*Task details*: Without the pictures, set down every line of the data exactly.
-------
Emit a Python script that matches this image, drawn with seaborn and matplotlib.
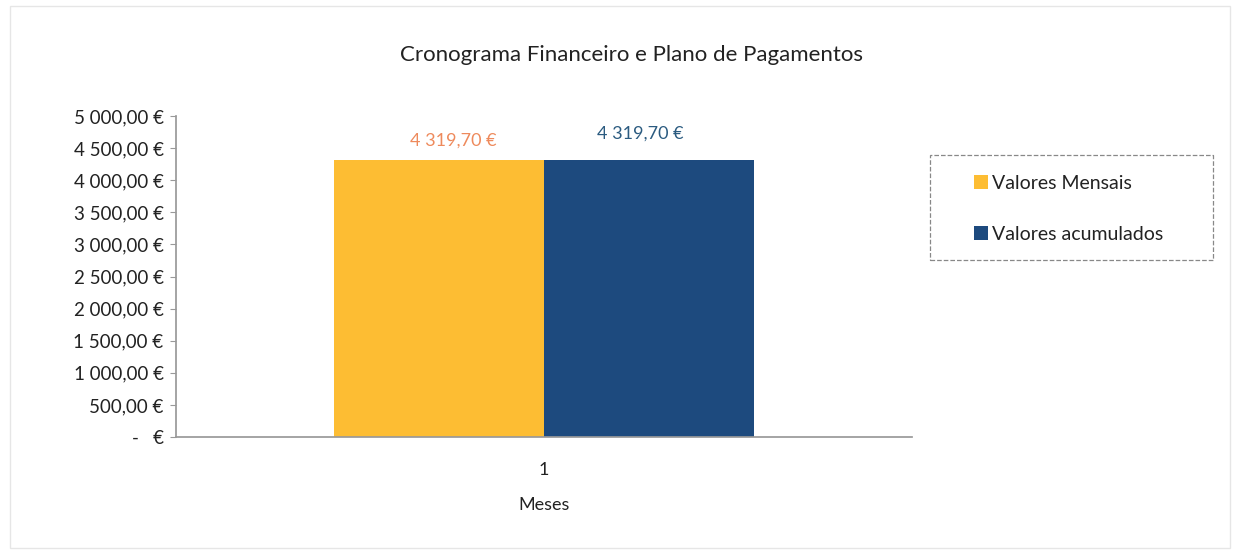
import matplotlib
matplotlib.use("Agg")
import matplotlib.pyplot as plt
import seaborn as sns
import pandas as pd
from matplotlib.ticker import FuncFormatter, MultipleLocator
from matplotlib.patches import Rectangle

meses = ["1"]
series = ["Valores Mensais", "Valores acumulados"]
valores = [4319.70, 4319.70]
cores = ["#FDBD33", "#1D4A7E"]
cores_rotulo = ["#EE8A5C", "#2B5B80"]

df = pd.DataFrame({"Meses": meses * 2, "Serie": series, "Valor": valores})

sns.set_theme(style="white")
plt.rcParams["font.family"] = ["Lato", "DejaVu Sans"]

W, H = 1239, 551
fig = plt.figure(figsize=(W / 100, H / 100), dpi=100)
ax = fig.add_axes([176 / W, 1 - 437 / H, (912 - 176) / W, (437 - 116) / H])

sns.barplot(data=df, x="Meses", y="Valor", hue="Serie", palette=cores,
            width=0.57, ax=ax, saturation=1, edgecolor="none")


def euro(v, pos=None):
    if abs(v) < 1e-9:
        return "-   €"
    s = f"{v:,.2f}".replace(",", " ").replace(".", ",")
    return s + " €"


ax.set_ylim(0, 5000)
ax.yaxis.set_major_locator(MultipleLocator(500))
ax.yaxis.set_major_formatter(FuncFormatter(euro))
ax.tick_params(axis="y", labelsize=13.5, colors="#999999", length=4, width=0.8,
               left=True, pad=5)
for t in ax.get_yticklabels():
    t.set_color("#222222")
ax.tick_params(axis="x", labelsize=13, length=0, pad=18, labelcolor="#222222")

for sp in ["top", "right"]:
    ax.spines[sp].set_visible(False)
ax.spines["left"].set_color("#999999")
ax.spines["bottom"].set_color("#999999")

# rotulos de dados (deslocados como no original)
for cont, cor, dx, dy in zip(ax.containers, cores_rotulo, [10, -6], [8, 13]):
    for barra, v in zip(cont, cont.datavalues):
        ax.annotate(euro(v), (barra.get_x() + barra.get_width() / 2, v),
                    xytext=(dx, dy), textcoords="offset points", ha="center",
                    va="bottom", color=cor, fontsize=13)

ax.set_xlabel("Meses", fontsize=13, labelpad=14, color="#222222")
ax.set_ylabel("")
fig.text(632 / W, 1 - 55 / H, "Cronograma Financeiro e Plano de Pagamentos",
         fontsize=16, color="#222222", ha="center", va="center")

# legenda com moldura tracejada
leg = ax.legend(loc="upper left", bbox_to_anchor=(974 / W, 1 - 175 / H),
                bbox_transform=fig.transFigure, fontsize=14,
                frameon=False, handlelength=0.7, handleheight=0.7,
                handletextpad=0.2, labelspacing=1.75, borderpad=0,
                borderaxespad=0)
for t in leg.get_texts():
    t.set_color("#222222")
fig.patches.append(Rectangle((930 / W, 1 - 260 / H), 283 / W, 105 / H,
                             transform=fig.transFigure, fill=False,
                             edgecolor="#888888", linewidth=0.9, linestyle="--"))

fig.patches.append(Rectangle((0.008, 0.005), 0.985, 0.985, transform=fig.transFigure,
                             fill=False, edgecolor="#e6e6e6", linewidth=1))

fig.savefig("out.png", dpi=100)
-------
*Complete response*:
Emit a Python script that matches this image, drawn with seaborn and matplotlib.
import matplotlib
matplotlib.use("Agg")
import matplotlib.pyplot as plt
import seaborn as sns
import pandas as pd
from matplotlib.ticker import FuncFormatter, MultipleLocator
from matplotlib.patches import Rectangle

meses = ["1"]
series = ["Valores Mensais", "Valores acumulados"]
valores = [4319.70, 4319.70]
cores = ["#FDBD33", "#1D4A7E"]
cores_rotulo = ["#EE8A5C", "#2B5B80"]

df = pd.DataFrame({"Meses": meses * 2, "Serie": series, "Valor": valores})

sns.set_theme(style="white")
plt.rcParams["font.family"] = ["Lato", "DejaVu Sans"]

W, H = 1239, 551
fig = plt.figure(figsize=(W / 100, H / 100), dpi=100)
ax = fig.add_axes([176 / W, 1 - 437 / H, (912 - 176) / W, (437 - 116) / H])

sns.barplot(data=df, x="Meses", y="Valor", hue="Serie", palette=cores,
            width=0.57, ax=ax, saturation=1, edgecolor="none")


def euro(v, pos=None):
    if abs(v) < 1e-9:
        return "-   €"
    s = f"{v:,.2f}".replace(",", " ").replace(".", ",")
    return s + " €"


ax.set_ylim(0, 5000)
ax.yaxis.set_major_locator(MultipleLocator(500))
ax.yaxis.set_major_formatter(FuncFormatter(euro))
ax.tick_params(axis="y", labelsize=13.5, colors="#999999", length=4, width=0.8,
               left=True, pad=5)
for t in ax.get_yticklabels():
    t.set_color("#222222")
ax.tick_params(axis="x", labelsize=13, length=0, pad=18, labelcolor="#222222")

for sp in ["top", "right"]:
    ax.spines[sp].set_visible(False)
ax.spines["left"].set_color("#999999")
ax.spines["bottom"].set_color("#999999")

# rotulos de dados (deslocados como no original)
for cont, cor, dx, dy in zip(ax.containers, cores_rotulo, [10, -6], [8, 13]):
    for barra, v in zip(cont, cont.datavalues):
        ax.annotate(euro(v), (barra.get_x() + barra.get_width() / 2, v),
                    xytext=(dx, dy), textcoords="offset points", ha="center",
                    va="bottom", color=cor, fontsize=13)

ax.set_xlabel("Meses", fontsize=13, labelpad=14, color="#222222")
ax.set_ylabel("")
fig.text(632 / W, 1 - 55 / H, "Cronograma Financeiro e Plano de Pagamentos",
         fontsize=16, color="#222222", ha="center", va="center")

# legenda com moldura tracejada
leg = ax.legend(loc="upper left", bbox_to_anchor=(974 / W, 1 - 175 / H),
                bbox_transform=fig.transFigure, fontsize=14,
                frameon=False, handlelength=0.7, handleheight=0.7,
                handletextpad=0.2, labelspacing=1.75, borderpad=0,
                borderaxespad=0)
for t in leg.get_texts():
    t.set_color("#222222")
fig.patches.append(Rectangle((930 / W, 1 - 260 / H), 283 / W, 105 / H,
                             transform=fig.transFigure, fill=False,
                             edgecolor="#888888", linewidth=0.9, linestyle="--"))

fig.patches.append(Rectangle((0.008, 0.005), 0.985, 0.985, transform=fig.transFigure,
                             fill=False, edgecolor="#e6e6e6", linewidth=1))

fig.savefig("out.png", dpi=100)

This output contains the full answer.